The Caixin/Markit Manufacturing Purchasing Managers’ Index (PMI) for September rose to 51.4 from 50.4 in August, marking the second straight month of expansion. Economists polled by Reuters had expected a dip to 50.2.
The 50-mark separates expansion from contraction on a monthly basis. While modest, the pace of improvement in September was the quickest seen February 2018.
The survey showed the acceleration was largely due to a rebound in domestic demand. New export orders for Chinese manufacturers, an indication of foreign demand, fell for the fourth straight month as a nearly 15-month trade war between the United States and China wears on.
Despite external weakness, total new orders increased at the fastest clip in 18 months, while growth in production picked up to the highest since August last year.

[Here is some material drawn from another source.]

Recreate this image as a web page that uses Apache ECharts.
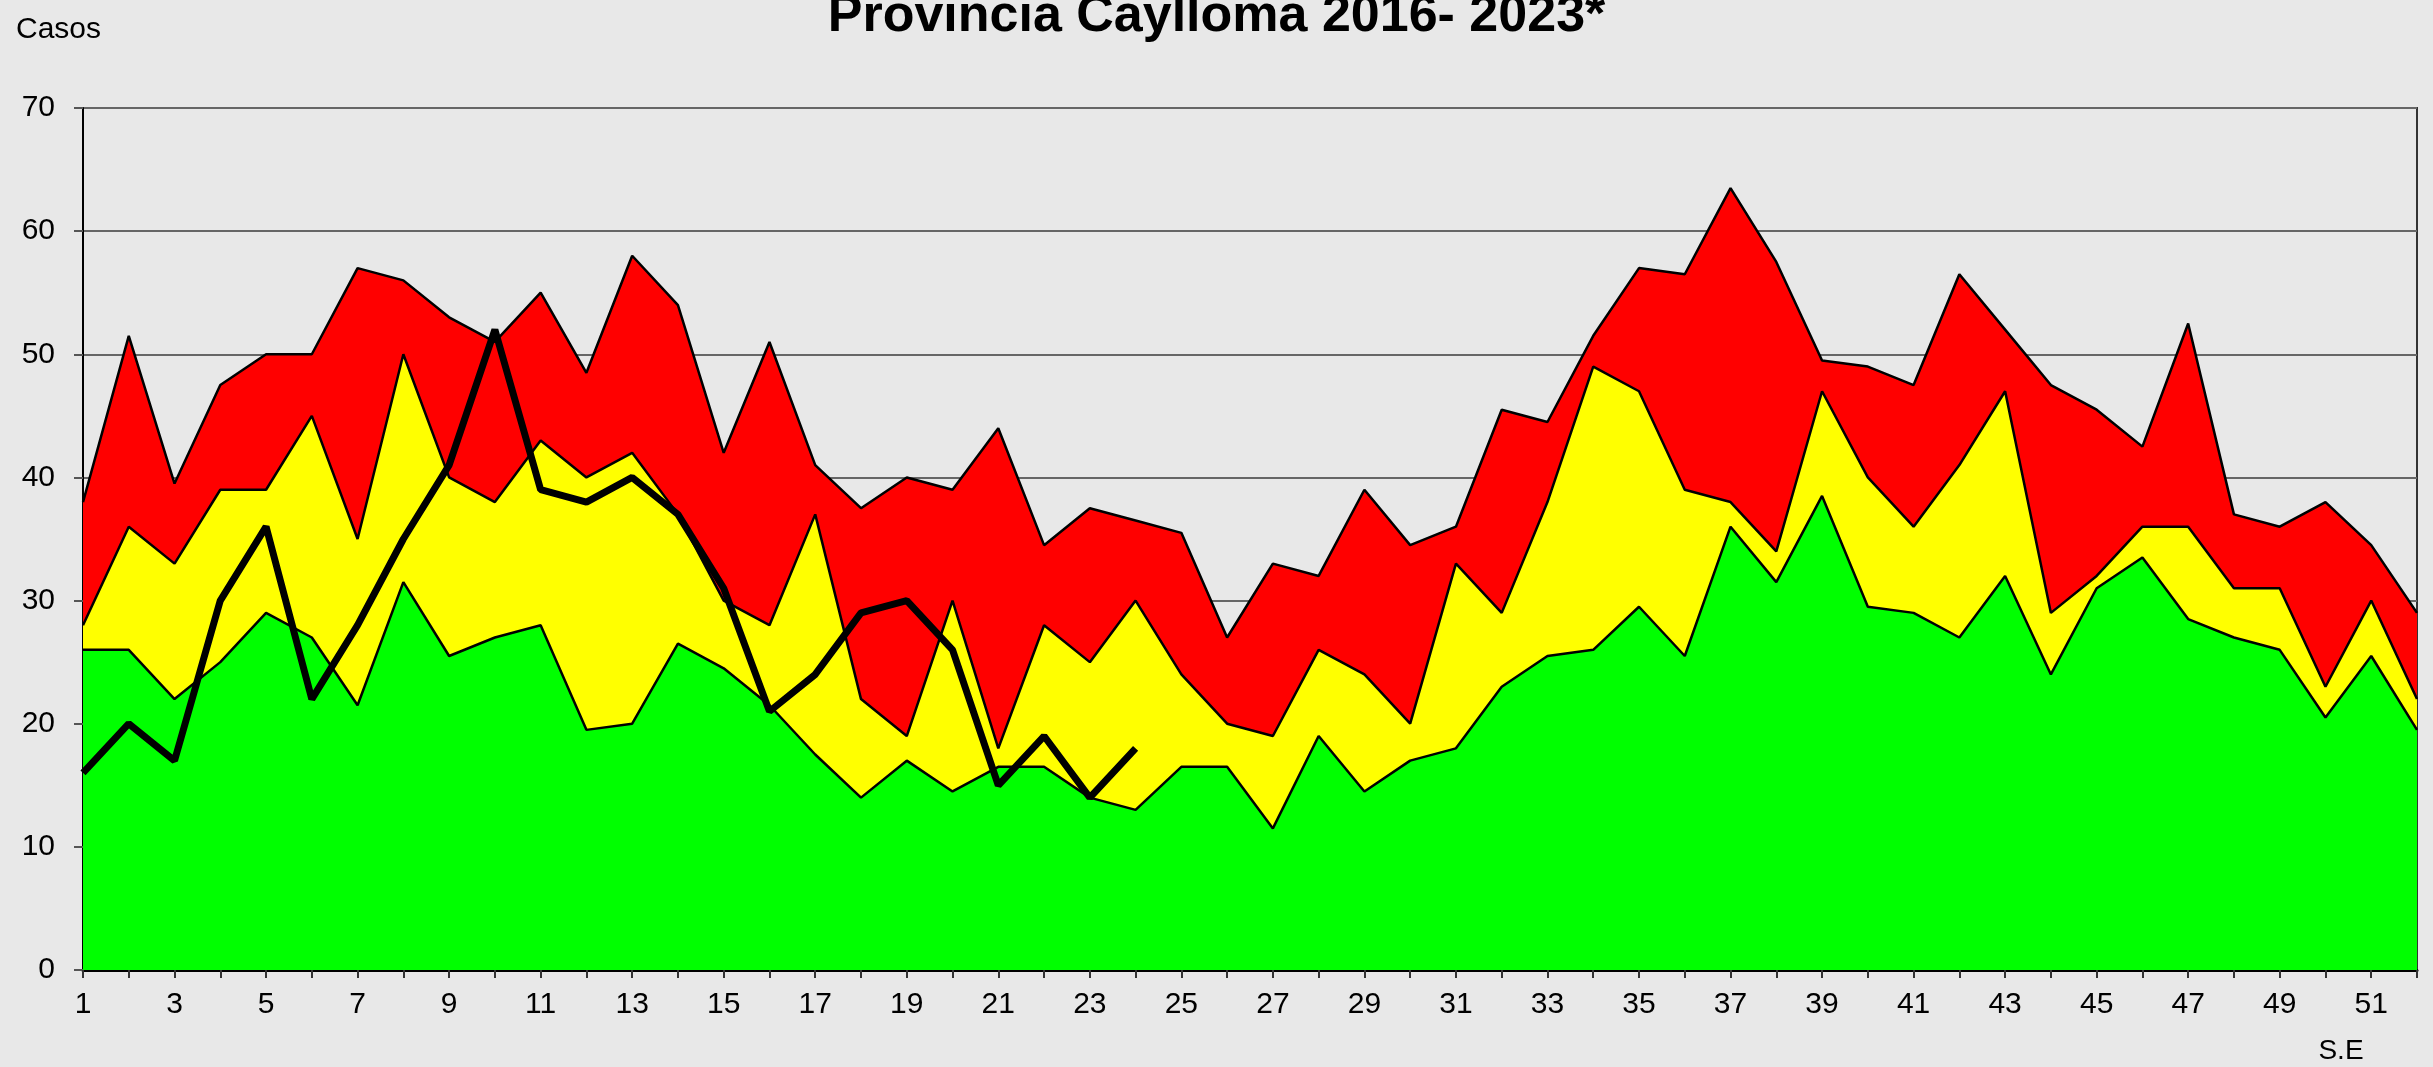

An official survey published earlier in the day showed China’s factory activity shrank for the fifth straight month in September, though at a slightly slower pace than the previous month.
The government has been trying to spur domestic demand for over a year through higher infrastructure spending, but the measures have been slow to gain traction.
“Central policymakers have recently been emphasizing the strong growth in the domestic market,” said Zhengsheng Zhong, director of macroeconomic analysis at CEBM Group.
“Faster construction of infrastructure projects, better implementation of upgrading the industrial sector, and tax and fee cuts are likely to offset the influence of the subdued overseas demand and soften the downward pressure on China’s economic growth.”
The National Statistics Bureau said on Friday that the world’s second-largest economy is being increasingly driven by domestic consumption, even as the trade war and softer global demand continues to weigh on exports.
Top-level trade negotiators from China and the United States are expected to meet in Washington Oct. 10-11 to determine if they can reach a truce in the trade dispute and avert new and higher tariffs in coming months.
NOT ALL THAT ROSY
With economic growth cooling to near three-decade lows and the trade war escalating, China has cut its new benchmark lending rate twice in the last two months to reduce borrowing costs.
But the moves have been far smaller than recent easings by the U.S. Federal Reserve and the European Central Bank, suggesting Chinese policymakers remain reluctant to join a global stimulus wave due to worries about rising debt.
Still, policymakers are widely expected to unveil more monetary and fiscal support measures in coming months.
Weak data in recent months has shown pressure was building on the economy, with industrial output growing at its weakest pace in 17-1/2 years in August.
Some analysts believe third-quarter growth could breach the lower end of Beijing’s full-year target of 6.0-6.5%.
Despite the apparent pick-up in manufacturing activity in September, the survey showed businesses remained cautious.
The labour market remained subdued, with an employment sub-index standing unchanged from the previous month and contracting for a sixth straight month.
Input costs for manufacturing firms rose at the fastest pace since November, while output charges fell for the third straight month, albeit at a slower pace, suggesting that fierce competition for sales is still pressuring profit margins.
Optimism among businesses edged up slightly but still remained weak in September, as worries persisted over the outcome of trade negotiations.